I bought a used copy of Fahrenheit 451. It was definitely owned by another high school student, once. And, when I look at the aimless, highly annoying pencil scribbles on the front cover, I sense that this high school student didn't want to read Fahrenheit 451.

There are notes in the margins, though. As strange as it is to say, they are the wrong notes. These margin notes make me angry.

There are specific paragraphs with specific words underlined, and in the margins it says things like, "alliteration" and "parallel structure" and "the phoenix is an analogy for man" and I can just imagine this bored, straight-A student reading and hating this wonderful novel, and scribbling her English teacher's words verbatim onto its pages, and opening the book in the evenings to get to her notes, and trying to memorize key words and important bits so that she can regurgitate them on a test. And then she gets an A, and I hate that, I hate that A more than anything, and I hate my copy of Fahrenheit 451.

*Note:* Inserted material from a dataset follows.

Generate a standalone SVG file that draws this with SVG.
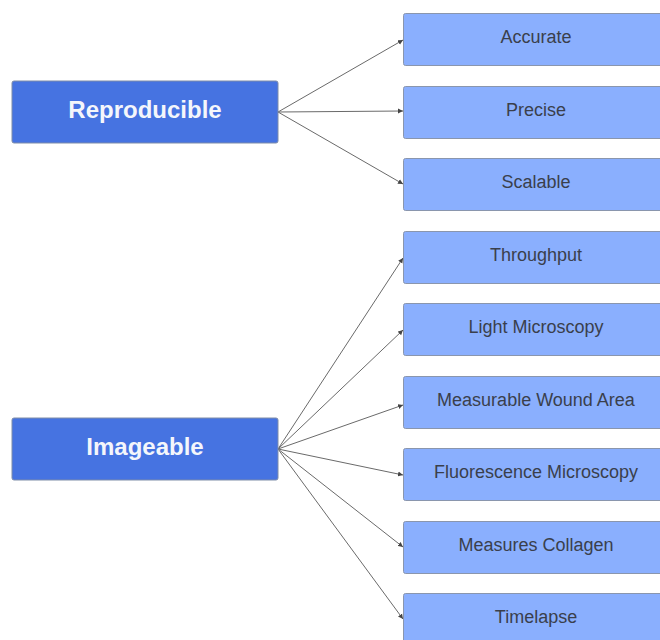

I don't hate her. The girl, I mean, or maybe it was a boy. I understand why Bradbury's poesy did not touch her. The pressure to regurgitate words verbatim tends to stress people, and stress makes us immune to beauty.

It's not always like this, in English class. English class is the reason why I love Shakespeare and Harper Lee and Charles Dickens and Arthur Conan Doyle. It's specific teachers, teachers I've had, who insist upon making students not learn and appreciate, but rather vomit all over lined sheets of paper.